The Connection: Our modern Demiurges include corporate greed, political manipulation, religious literalism, and the cultural voices that preach separation: “Us vs. Them,” “Profit over People,” “Conform or be cast out.” Recognizing these illusions is the first step in reclaiming our freedom.
Section 4: The Spark of Liberation
The Teaching: In the Gnostic vision, each person carries a piece of Sophia’s light—a divine spark that remembers where it came from. The goal of gnosis is to awaken this spark, to see through the Demiurge’s lies, and to rejoin the living fullness of Spirit.
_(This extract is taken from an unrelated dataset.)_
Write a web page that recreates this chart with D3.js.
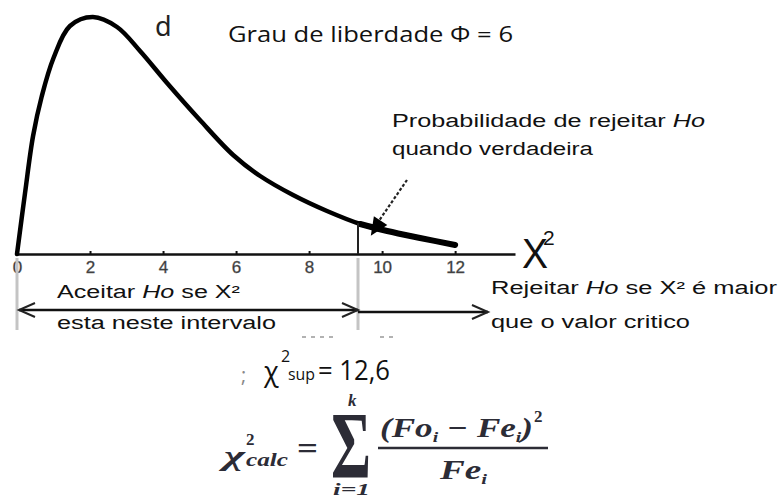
<!DOCTYPE html>
<html>
<head>
<meta charset="utf-8">
<script src="https://cdn.jsdelivr.net/npm/d3@7"></script>
<style>
  body { margin: 0; background: #fff; }
  svg { display: block; }
</style>
</head>
<body>
<div class="wrapper"></div>
<script>
//Data
var curveX = [0, 0.22, 0.44, 0.68, 1.0, 1.45, 2.08, 2.74, 3.37, 4.11, 5.01, 5.92, 6.66, 7.56, 8.49, 9.4, 10.14, 11.04, 12.0];
var curveY = [0, 0.061, 0.118, 0.158, 0.196, 0.228, 0.237, 0.227, 0.203, 0.171, 0.134, 0.099, 0.078, 0.059, 0.043, 0.030, 0.023, 0.016, 0.009];
var tickValues = [0, 2, 4, 6, 8, 10, 12];
var critical = 9.34;
var rejectEnd = 12.9;
var pointer = 9.8;

var width = 779, height = 500;

var svg = d3.select(".wrapper").append("svg")
    .attr("width", width)
    .attr("height", height);

//Scales
var x = d3.scaleLinear().domain([0, 13.64]).range([17, 515]);
var y = d3.scaleLinear().domain([0, 0.237]).range([254, 17]);

var points = curveX.map(function(d, i) { return [d, curveY[i]]; });
function curveAt(v) {
  var i = d3.bisector(function(p) { return p[0]; }).left(points, v);
  var a = points[Math.max(i - 1, 0)], b = points[Math.min(i, points.length - 1)];
  if (a[0] === b[0]) return a[1];
  return a[1] + (b[1] - a[1]) * (v - a[0]) / (b[0] - a[0]);
}

//Axis
var xAxis = d3.axisBottom(x).tickValues(tickValues).tickSizeInner(-3).tickSizeOuter(0).tickPadding(7);
var gx = svg.append("g")
    .attr("class", "x axis")
    .attr("transform", "translate(0," + y(0) + ")")
    .call(xAxis);
gx.select(".domain").attr("stroke", "#111").attr("stroke-width", 2.5);
gx.selectAll(".tick line").attr("stroke", "#111").attr("stroke-width", 2);
gx.selectAll(".tick text")
    .attr("fill", "#333")
    .attr("stroke", "#666").attr("stroke-width", 0.4)
    .style("font-family", "'Liberation Sans', Arial, sans-serif")
    .style("font-size", "17px");

//Curve
var line = d3.line()
    .x(function(d) { return x(d[0]); })
    .y(function(d) { return y(d[1]); })
    .curve(d3.curveCatmullRom.alpha(0.5));

svg.append("path")
    .datum(points)
    .attr("fill", "none")
    .attr("stroke", "#000")
    .attr("stroke-width", 4.5)
    .attr("stroke-linecap", "round")
    .attr("d", line);

svg.append("path")
    .datum(points.filter(function(d) { return d[0] >= 9.4; }))
    .attr("fill", "none")
    .attr("stroke", "#000")
    .attr("stroke-width", 6)
    .attr("stroke-linecap", "round")
    .attr("d", line);

//Critical value line
svg.append("line")
    .attr("x1", x(critical)).attr("x2", x(critical))
    .attr("y1", y(0)).attr("y2", y(curveAt(critical)))
    .attr("stroke", "#222").attr("stroke-width", 2);

//Grey guides under the axis
[0, critical].forEach(function(v) {
  svg.append("line")
      .attr("x1", x(v)).attr("x2", x(v))
      .attr("y1", 258).attr("y2", 330)
      .attr("stroke", "#c4c4c4").attr("stroke-width", 3);
});

//Arrows
function openHead(px, py, dir) {
  svg.append("path")
      .attr("d", "M" + (px - dir * 16) + "," + (py - 7) + "L" + px + "," + py + "L" + (px - dir * 16) + "," + (py + 7))
      .attr("fill", "none").attr("stroke", "#222").attr("stroke-width", 2);
}
svg.append("line")
    .attr("x1", x(0) + 2).attr("x2", x(critical))
    .attr("y1", 310).attr("y2", 310)
    .attr("stroke", "#111").attr("stroke-width", 2.5);
openHead(x(0) + 2, 310, -1);
openHead(x(critical), 310, 1);
svg.append("line")
    .attr("x1", x(critical)).attr("x2", x(rejectEnd))
    .attr("y1", 312).attr("y2", 312)
    .attr("stroke", "#111").attr("stroke-width", 2.5);
openHead(x(rejectEnd), 312, 1);

//Dashed pointer to the tail
var tip = [x(pointer) - 4, y(curveAt(pointer)) + 8];
var start = [407, 180];
svg.append("line")
    .attr("x1", start[0]).attr("y1", start[1])
    .attr("x2", tip[0] + 4).attr("y2", tip[1] - 9)
    .attr("stroke", "#222").attr("stroke-width", 2.2)
    .attr("stroke-dasharray", "3,2");
var ang = Math.atan2(tip[1] - start[1], tip[0] - start[0]);
var hl = 18, hw = 8;
var bx = tip[0] - hl * Math.cos(ang), by = tip[1] - hl * Math.sin(ang);
svg.append("path")
    .attr("d", "M" + tip[0] + "," + tip[1] +
      "L" + (bx + hw * Math.sin(ang)) + "," + (by - hw * Math.cos(ang)) +
      "L" + (bx - hw * Math.sin(ang)) + "," + (by + hw * Math.cos(ang)) + "Z")
    .attr("fill", "#000");

//Faint leftovers
[[302, 333], [380, 395]].forEach(function(s) {
  svg.append("line")
      .attr("x1", s[0]).attr("x2", s[1]).attr("y1", 337).attr("y2", 337)
      .attr("stroke", "#999").attr("stroke-width", 1.5).attr("stroke-dasharray", "4,5");
});

//Texts
var sans = "'Liberation Sans', Arial, sans-serif";
function label(tx, ty, len, parts, size) {
  var t = svg.append("text")
      .attr("x", tx).attr("y", ty)
      .attr("textLength", len).attr("lengthAdjust", "spacingAndGlyphs")
      .attr("fill", "#111")
      .style("font-family", sans)
      .style("font-size", (size || 18) + "px");
  parts.forEach(function(p) {
    t.append("tspan").style("font-style", p[1] ? "italic" : "normal").text(p[0]);
  });
  return t;
}
label(392, 127, 313, [["Probabilidade de rejeitar ", 0], ["Ho", 1]]);
label(392, 155, 201, [["quando verdadeira", 0]]);
label(57, 298, 183, [["Aceitar ", 0], ["Ho", 1], [" se X²", 0]]);
label(57, 329, 219, [["esta neste intervalo", 0]]);
label(491, 294, 286, [["Rejeitar ", 0], ["Ho", 1], [" se X² é maior", 0]]);
label(491, 328, 199, [["que o valor critico", 0]]);

//Axis name
svg.append("text").attr("x", 522).attr("y", 268)
    .attr("textLength", 26).attr("lengthAdjust", "spacingAndGlyphs")
    .style("font-family", sans).style("font-size", "43px").attr("fill", "#111").text("X");
svg.append("text").attr("x", 543).attr("y", 245)
    .style("font-family", sans).style("font-size", "21px").attr("fill", "#111").text("2");

svg.append("text").attr("x", 155).attr("y", 36)
    .style("font-family", "'Noto Sans', sans-serif").style("font-size", "27px").attr("fill", "#222").text("d");

var calibri = "'Open Sans', 'Noto Sans', sans-serif";
svg.append("text").attr("x", 228).attr("y", 42)
    .attr("textLength", 285).attr("lengthAdjust", "spacingAndGlyphs")
    .style("font-family", calibri).style("font-size", "21px").attr("fill", "#111")
    .text("Grau de liberdade Φ = 6");

//Critical value line of text
svg.append("text").attr("x", 241).attr("y", 382)
    .style("font-family", calibri).style("font-size", "20px").attr("fill", "#888").text(";");
svg.append("text").attr("x", 264).attr("y", 381)
    .style("font-family", calibri).style("font-size", "27px").attr("fill", "#111").text("χ");
svg.append("text").attr("x", 281).attr("y", 362)
    .style("font-family", calibri).style("font-size", "16px").attr("fill", "#111").text("2");
svg.append("text").attr("x", 288).attr("y", 380)
    .attr("textLength", 27).attr("lengthAdjust", "spacingAndGlyphs")
    .style("font-family", calibri).style("font-size", "16px").attr("fill", "#111").text("sup");
svg.append("text").attr("x", 318).attr("y", 380)
    .attr("textLength", 72).attr("lengthAdjust", "spacingAndGlyphs")
    .style("font-family", calibri).style("font-size", "27px").attr("fill", "#111").text("= 12,6");

//Formula
var serif = "'Liberation Serif', 'DejaVu Serif', serif";
var ink = "#2c2c36";
function mtext(tx, ty, size, str, opts) {
  opts = opts || {};
  var t = svg.append("text").attr("x", tx).attr("y", ty)
      .style("font-family", serif).style("font-size", size + "px")
      .style("font-weight", "bold")
      .style("font-style", opts.upright ? "normal" : "italic")
      .attr("fill", ink).text(str);
  if (opts.len) t.attr("textLength", opts.len).attr("lengthAdjust", "spacingAndGlyphs");
  return t;
}
mtext(224, 465, 28, "χ", {len: 21});
mtext(246, 445, 17, "2", {upright: true});
mtext(246, 466, 18, "calc", {len: 42});
mtext(297, 459, 32, "=", {upright: true, len: 21});
mtext(331, 478, 96, "Σ", {upright: true, len: 40});
mtext(348, 406, 17, "k");
mtext(333, 495, 16, "i=1", {len: 37});

var num = svg.append("text").attr("x", 380).attr("y", 437)
    .attr("textLength", 153).attr("lengthAdjust", "spacingAndGlyphs")
    .style("font-family", serif).style("font-size", "27px")
    .style("font-weight", "bold").style("font-style", "italic").attr("fill", ink);
num.append("tspan").text("(Fo");
num.append("tspan").attr("dy", 5).style("font-size", "15px").text("i");
num.append("tspan").attr("dy", -5).text(" − Fe");
num.append("tspan").attr("dy", 5).style("font-size", "15px").text("i");
num.append("tspan").attr("dy", -5).text(")");
mtext(534, 422, 17, "2", {upright: true});

svg.append("line").attr("x1", 378).attr("x2", 548).attr("y1", 448).attr("y2", 448)
    .attr("stroke", ink).attr("stroke-width", 2.5);

var den = svg.append("text").attr("x", 440).attr("y", 479)
    .attr("textLength", 47).attr("lengthAdjust", "spacingAndGlyphs")
    .style("font-family", serif).style("font-size", "27px")
    .style("font-weight", "bold").style("font-style", "italic").attr("fill", ink);
den.append("tspan").text("Fe");
den.append("tspan").attr("dy", 5).style("font-size", "15px").text("i");
</script>
</body>
</html>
The Perspective: Cannabis, used mindfully and reverently, can help quiet the Demiurge’s voice of fear and awaken our sense of sacred interconnectedness. Science, too, can pierce illusions, revealing the astonishing complexity and beauty of the cosmos. Compassion softens the hardened boundaries erected by the false self.
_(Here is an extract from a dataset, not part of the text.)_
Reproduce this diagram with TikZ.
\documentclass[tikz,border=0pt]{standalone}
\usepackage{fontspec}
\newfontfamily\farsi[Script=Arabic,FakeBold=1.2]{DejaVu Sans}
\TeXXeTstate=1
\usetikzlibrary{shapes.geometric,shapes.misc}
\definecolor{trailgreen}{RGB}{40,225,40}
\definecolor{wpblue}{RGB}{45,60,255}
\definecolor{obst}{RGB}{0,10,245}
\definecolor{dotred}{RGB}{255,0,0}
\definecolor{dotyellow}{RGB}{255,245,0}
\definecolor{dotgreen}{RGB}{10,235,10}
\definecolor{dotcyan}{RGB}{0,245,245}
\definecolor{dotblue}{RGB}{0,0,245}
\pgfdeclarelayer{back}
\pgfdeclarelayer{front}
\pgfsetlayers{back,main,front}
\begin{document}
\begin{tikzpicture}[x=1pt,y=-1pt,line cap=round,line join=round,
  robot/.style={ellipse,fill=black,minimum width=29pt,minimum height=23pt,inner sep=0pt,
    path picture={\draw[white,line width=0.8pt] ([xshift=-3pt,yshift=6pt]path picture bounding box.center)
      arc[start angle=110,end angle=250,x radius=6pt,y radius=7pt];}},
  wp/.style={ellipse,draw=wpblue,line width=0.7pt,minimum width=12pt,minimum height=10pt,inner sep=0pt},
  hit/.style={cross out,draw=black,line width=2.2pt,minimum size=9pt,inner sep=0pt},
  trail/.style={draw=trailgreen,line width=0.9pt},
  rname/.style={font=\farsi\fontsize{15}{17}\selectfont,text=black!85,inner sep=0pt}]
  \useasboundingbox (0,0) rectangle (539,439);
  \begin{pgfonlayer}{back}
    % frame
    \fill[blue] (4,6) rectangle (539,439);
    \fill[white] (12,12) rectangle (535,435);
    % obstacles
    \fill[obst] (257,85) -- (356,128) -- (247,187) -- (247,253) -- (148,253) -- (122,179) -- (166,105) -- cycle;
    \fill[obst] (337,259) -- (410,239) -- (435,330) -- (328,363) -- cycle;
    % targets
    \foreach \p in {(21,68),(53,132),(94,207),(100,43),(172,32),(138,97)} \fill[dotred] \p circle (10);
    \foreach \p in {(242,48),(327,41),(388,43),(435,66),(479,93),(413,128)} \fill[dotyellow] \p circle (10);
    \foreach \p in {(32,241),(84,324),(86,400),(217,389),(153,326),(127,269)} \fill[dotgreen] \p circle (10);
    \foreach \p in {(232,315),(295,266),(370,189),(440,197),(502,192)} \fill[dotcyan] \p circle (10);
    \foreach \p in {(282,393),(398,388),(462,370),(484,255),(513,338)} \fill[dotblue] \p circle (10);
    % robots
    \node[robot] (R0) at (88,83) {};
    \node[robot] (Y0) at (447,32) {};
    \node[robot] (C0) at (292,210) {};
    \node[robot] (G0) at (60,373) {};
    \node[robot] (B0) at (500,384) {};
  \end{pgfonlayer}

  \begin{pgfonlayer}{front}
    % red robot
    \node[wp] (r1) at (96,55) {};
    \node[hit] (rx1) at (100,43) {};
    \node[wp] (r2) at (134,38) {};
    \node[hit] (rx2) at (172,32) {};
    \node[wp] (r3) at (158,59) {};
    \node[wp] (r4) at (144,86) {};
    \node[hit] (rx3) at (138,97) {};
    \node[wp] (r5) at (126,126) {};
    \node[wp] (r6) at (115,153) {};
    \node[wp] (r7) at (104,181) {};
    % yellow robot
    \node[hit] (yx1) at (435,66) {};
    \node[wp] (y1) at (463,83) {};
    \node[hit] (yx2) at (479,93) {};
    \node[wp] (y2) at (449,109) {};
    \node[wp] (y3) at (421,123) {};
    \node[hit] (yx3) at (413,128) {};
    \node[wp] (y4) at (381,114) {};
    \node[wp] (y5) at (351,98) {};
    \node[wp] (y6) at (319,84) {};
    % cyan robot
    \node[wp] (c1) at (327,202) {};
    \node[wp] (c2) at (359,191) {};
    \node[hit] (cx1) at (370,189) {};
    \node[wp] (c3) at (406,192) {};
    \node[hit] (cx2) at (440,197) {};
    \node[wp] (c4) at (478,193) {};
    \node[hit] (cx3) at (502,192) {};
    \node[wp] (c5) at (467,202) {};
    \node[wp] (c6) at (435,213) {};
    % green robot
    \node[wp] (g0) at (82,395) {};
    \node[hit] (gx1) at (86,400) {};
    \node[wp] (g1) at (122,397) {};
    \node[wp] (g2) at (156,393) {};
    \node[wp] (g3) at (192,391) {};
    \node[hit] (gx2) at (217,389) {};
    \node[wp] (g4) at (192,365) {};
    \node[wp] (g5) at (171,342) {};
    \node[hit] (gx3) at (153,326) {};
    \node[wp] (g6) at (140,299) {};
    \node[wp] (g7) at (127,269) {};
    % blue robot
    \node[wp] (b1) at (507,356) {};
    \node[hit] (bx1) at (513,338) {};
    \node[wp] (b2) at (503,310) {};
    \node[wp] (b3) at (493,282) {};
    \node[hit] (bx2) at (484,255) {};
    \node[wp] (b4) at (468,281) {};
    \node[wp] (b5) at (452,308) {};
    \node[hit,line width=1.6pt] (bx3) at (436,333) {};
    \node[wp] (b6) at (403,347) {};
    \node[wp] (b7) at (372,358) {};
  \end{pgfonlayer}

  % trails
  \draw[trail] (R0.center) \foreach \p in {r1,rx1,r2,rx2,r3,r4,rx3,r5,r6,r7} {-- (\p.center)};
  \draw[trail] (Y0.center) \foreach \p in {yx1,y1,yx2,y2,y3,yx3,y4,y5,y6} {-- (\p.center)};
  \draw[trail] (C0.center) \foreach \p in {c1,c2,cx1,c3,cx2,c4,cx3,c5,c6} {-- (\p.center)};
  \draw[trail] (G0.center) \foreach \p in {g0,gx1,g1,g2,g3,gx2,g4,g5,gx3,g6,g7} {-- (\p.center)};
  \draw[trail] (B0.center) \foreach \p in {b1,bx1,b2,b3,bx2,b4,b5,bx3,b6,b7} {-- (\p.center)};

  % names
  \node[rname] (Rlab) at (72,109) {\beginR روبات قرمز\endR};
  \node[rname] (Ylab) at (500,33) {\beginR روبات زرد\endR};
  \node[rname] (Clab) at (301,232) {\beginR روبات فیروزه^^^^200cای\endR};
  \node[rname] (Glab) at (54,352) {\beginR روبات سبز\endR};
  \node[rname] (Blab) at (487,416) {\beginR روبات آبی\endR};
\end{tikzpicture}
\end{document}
The Connection: Every moment of genuine love, creativity, or insight shines Sophia’s light into the world. Every act of questioning unjust systems loosens the Demiurge’s grip. Liberation is not a one-time event; it’s a lifelong path of remembering.
A Practice: Light a candle or share sacred smoke in honor of Sophia. Speak aloud an intention to see through illusions today. Thank the living world around you—stones, rivers, plants—for helping you remember.
Integration and Possibility
If we lived by this story—not as dogma, but as a living metaphor—what could change? We might teach our children that wisdom grows through mistakes. We might stop worshiping systems of control and start tending communities of care. We might look at the Earth not as a commodity but as a holy being infused with Sophia’s light. And we might realize that the “Demiurge” outside cannot hold power if we no longer obey the Demiurge within.
Already, movements of indigenous resurgence, ecological restoration, and collective healing are glimpses of Sophia’s rising—evidence that we can wake up together.
Closing Blessing
May you remember the spark you carry. May your longing guide you, your questions free you, and your love heal the illusions that bind us. In the heart of Wisdom, we are one.